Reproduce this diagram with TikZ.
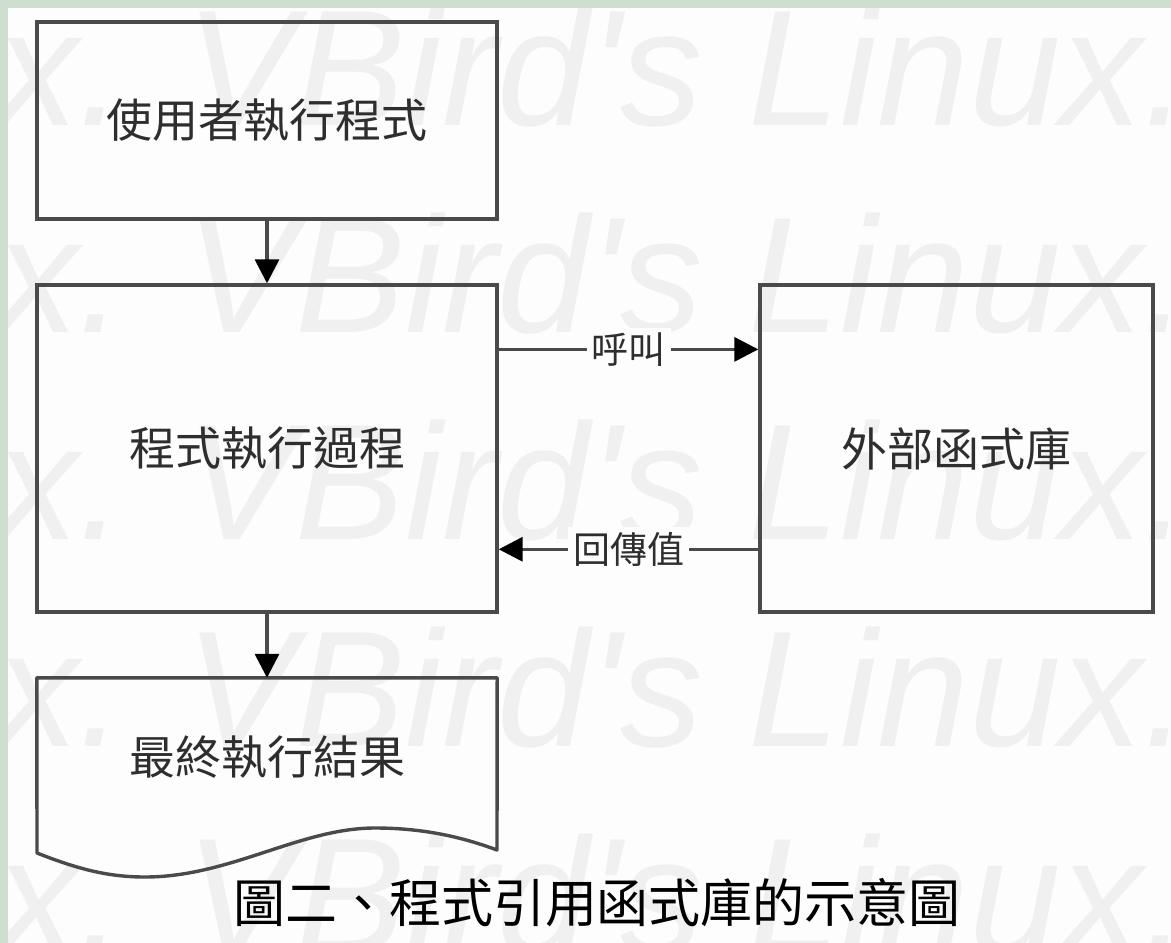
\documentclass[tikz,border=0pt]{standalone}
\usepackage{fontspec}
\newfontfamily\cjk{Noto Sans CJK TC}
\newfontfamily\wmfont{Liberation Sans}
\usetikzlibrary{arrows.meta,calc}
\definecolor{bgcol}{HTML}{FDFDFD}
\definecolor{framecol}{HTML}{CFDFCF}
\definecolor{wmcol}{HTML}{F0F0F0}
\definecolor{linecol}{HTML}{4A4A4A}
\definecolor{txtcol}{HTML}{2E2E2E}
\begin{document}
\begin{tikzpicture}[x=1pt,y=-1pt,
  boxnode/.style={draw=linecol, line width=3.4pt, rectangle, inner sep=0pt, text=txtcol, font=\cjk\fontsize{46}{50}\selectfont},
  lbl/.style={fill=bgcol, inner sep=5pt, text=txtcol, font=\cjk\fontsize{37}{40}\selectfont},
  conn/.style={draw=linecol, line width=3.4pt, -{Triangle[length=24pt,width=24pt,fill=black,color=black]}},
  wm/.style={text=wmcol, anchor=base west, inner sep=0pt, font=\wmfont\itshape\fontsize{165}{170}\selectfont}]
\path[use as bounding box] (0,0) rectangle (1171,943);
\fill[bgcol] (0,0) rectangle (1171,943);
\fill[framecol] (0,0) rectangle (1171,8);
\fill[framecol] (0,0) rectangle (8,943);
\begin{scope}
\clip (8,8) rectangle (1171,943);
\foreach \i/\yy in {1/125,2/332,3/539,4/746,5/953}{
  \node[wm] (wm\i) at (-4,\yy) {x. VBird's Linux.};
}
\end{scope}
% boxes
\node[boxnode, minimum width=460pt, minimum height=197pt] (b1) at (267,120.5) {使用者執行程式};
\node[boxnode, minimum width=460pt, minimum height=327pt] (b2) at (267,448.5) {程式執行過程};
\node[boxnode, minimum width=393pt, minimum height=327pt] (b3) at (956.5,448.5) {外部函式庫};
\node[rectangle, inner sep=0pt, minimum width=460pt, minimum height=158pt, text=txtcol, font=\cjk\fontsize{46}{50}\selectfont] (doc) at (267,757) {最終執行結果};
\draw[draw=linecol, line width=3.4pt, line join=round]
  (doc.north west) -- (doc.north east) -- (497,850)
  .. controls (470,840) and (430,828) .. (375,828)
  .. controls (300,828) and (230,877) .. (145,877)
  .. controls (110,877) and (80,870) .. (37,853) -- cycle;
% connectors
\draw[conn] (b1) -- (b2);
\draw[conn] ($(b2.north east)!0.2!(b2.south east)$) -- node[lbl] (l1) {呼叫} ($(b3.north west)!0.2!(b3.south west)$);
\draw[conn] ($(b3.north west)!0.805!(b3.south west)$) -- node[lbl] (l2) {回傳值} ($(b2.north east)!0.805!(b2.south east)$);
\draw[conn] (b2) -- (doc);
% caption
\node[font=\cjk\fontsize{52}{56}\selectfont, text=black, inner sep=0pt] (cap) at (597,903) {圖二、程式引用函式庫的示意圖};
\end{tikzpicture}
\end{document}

---

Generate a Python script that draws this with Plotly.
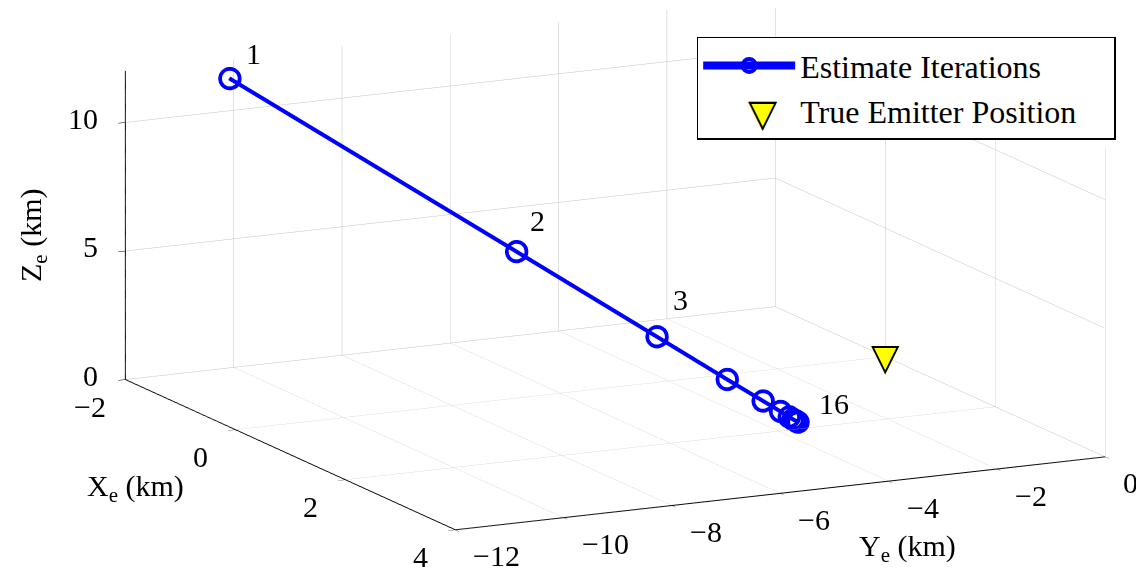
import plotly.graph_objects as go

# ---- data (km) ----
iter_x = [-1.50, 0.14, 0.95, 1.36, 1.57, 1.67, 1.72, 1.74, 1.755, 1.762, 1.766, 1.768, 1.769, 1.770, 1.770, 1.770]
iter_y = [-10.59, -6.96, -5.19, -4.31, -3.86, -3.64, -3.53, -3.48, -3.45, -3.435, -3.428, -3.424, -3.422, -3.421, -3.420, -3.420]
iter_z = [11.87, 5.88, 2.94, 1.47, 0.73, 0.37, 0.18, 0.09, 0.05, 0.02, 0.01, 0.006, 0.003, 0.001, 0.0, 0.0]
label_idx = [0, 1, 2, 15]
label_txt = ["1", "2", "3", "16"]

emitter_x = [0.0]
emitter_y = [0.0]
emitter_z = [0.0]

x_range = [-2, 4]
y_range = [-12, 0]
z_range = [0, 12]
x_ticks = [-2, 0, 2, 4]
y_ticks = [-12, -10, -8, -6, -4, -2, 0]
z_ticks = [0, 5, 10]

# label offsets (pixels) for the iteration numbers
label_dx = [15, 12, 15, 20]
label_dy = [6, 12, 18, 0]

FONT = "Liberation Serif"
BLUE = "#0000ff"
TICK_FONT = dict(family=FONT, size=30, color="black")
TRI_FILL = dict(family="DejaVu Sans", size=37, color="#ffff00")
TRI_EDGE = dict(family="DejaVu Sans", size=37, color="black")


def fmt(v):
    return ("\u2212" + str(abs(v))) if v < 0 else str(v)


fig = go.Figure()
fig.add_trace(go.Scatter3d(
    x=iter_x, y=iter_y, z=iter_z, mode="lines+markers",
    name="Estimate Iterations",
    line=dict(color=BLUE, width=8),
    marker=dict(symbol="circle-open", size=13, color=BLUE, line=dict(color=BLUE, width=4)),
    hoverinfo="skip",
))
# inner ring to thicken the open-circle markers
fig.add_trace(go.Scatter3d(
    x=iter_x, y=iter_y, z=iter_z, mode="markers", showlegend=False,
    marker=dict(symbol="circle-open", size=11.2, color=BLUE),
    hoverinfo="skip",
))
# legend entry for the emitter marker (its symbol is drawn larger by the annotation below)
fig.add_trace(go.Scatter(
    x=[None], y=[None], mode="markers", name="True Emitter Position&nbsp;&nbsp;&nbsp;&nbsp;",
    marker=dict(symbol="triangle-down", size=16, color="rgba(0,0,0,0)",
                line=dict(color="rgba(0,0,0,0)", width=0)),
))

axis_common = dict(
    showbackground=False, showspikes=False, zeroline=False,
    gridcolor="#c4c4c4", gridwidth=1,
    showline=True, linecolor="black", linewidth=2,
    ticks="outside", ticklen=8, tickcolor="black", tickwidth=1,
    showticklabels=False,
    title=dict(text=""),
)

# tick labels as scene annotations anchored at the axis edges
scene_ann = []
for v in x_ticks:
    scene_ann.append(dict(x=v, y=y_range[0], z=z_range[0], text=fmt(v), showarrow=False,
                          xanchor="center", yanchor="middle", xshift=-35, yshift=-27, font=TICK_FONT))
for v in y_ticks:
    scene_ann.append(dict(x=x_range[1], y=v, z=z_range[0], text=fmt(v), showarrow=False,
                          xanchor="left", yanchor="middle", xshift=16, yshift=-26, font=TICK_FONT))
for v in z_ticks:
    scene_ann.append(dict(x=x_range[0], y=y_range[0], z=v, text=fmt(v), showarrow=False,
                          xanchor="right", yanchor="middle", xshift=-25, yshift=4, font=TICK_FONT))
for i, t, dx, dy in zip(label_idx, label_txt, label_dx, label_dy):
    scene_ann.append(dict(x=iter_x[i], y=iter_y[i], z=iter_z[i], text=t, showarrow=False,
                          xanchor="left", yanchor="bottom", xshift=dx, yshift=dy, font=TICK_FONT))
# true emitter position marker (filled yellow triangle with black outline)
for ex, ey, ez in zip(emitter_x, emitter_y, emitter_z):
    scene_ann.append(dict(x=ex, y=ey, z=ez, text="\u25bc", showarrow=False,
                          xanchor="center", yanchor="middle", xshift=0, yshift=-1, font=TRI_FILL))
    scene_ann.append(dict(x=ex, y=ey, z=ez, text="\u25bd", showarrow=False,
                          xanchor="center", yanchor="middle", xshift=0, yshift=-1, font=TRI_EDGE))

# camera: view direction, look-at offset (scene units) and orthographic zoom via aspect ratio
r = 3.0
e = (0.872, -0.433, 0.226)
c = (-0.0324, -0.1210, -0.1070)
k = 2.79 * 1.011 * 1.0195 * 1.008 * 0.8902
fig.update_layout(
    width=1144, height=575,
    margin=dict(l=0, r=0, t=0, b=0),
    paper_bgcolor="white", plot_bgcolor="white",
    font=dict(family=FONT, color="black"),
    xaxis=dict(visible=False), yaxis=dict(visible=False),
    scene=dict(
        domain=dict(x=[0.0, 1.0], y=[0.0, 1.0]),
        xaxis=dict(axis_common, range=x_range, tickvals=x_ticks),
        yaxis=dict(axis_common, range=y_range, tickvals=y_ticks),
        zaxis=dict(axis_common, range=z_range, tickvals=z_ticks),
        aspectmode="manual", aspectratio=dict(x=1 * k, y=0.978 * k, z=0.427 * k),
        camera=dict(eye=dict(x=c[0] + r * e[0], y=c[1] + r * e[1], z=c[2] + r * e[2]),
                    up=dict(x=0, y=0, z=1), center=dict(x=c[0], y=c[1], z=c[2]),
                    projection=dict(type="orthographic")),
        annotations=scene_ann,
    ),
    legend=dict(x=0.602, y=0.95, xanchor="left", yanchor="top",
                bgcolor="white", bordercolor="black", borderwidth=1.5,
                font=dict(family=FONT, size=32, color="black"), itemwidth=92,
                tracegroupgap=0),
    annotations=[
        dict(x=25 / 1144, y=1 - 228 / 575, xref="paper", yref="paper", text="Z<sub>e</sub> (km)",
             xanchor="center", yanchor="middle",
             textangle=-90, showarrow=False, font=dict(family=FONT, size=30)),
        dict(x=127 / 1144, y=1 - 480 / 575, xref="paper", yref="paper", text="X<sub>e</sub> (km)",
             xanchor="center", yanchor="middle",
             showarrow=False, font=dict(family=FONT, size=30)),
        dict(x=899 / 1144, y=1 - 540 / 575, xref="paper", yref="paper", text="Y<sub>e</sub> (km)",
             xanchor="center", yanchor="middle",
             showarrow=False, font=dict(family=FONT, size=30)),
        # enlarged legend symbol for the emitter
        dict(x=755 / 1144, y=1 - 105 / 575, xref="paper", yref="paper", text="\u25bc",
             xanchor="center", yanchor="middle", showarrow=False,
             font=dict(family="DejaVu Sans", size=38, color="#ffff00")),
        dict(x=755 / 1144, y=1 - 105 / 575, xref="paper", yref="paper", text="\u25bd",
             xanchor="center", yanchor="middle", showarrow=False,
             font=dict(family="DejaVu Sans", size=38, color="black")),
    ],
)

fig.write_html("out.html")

### Written exercise
Find the word "with" in the entries above and gather every line that holds it.

### Exercise result
Reproduce this diagram with TikZ.
Generate a Python script that draws this with Plotly.
# true emitter position marker (filled yellow triangle with black outline)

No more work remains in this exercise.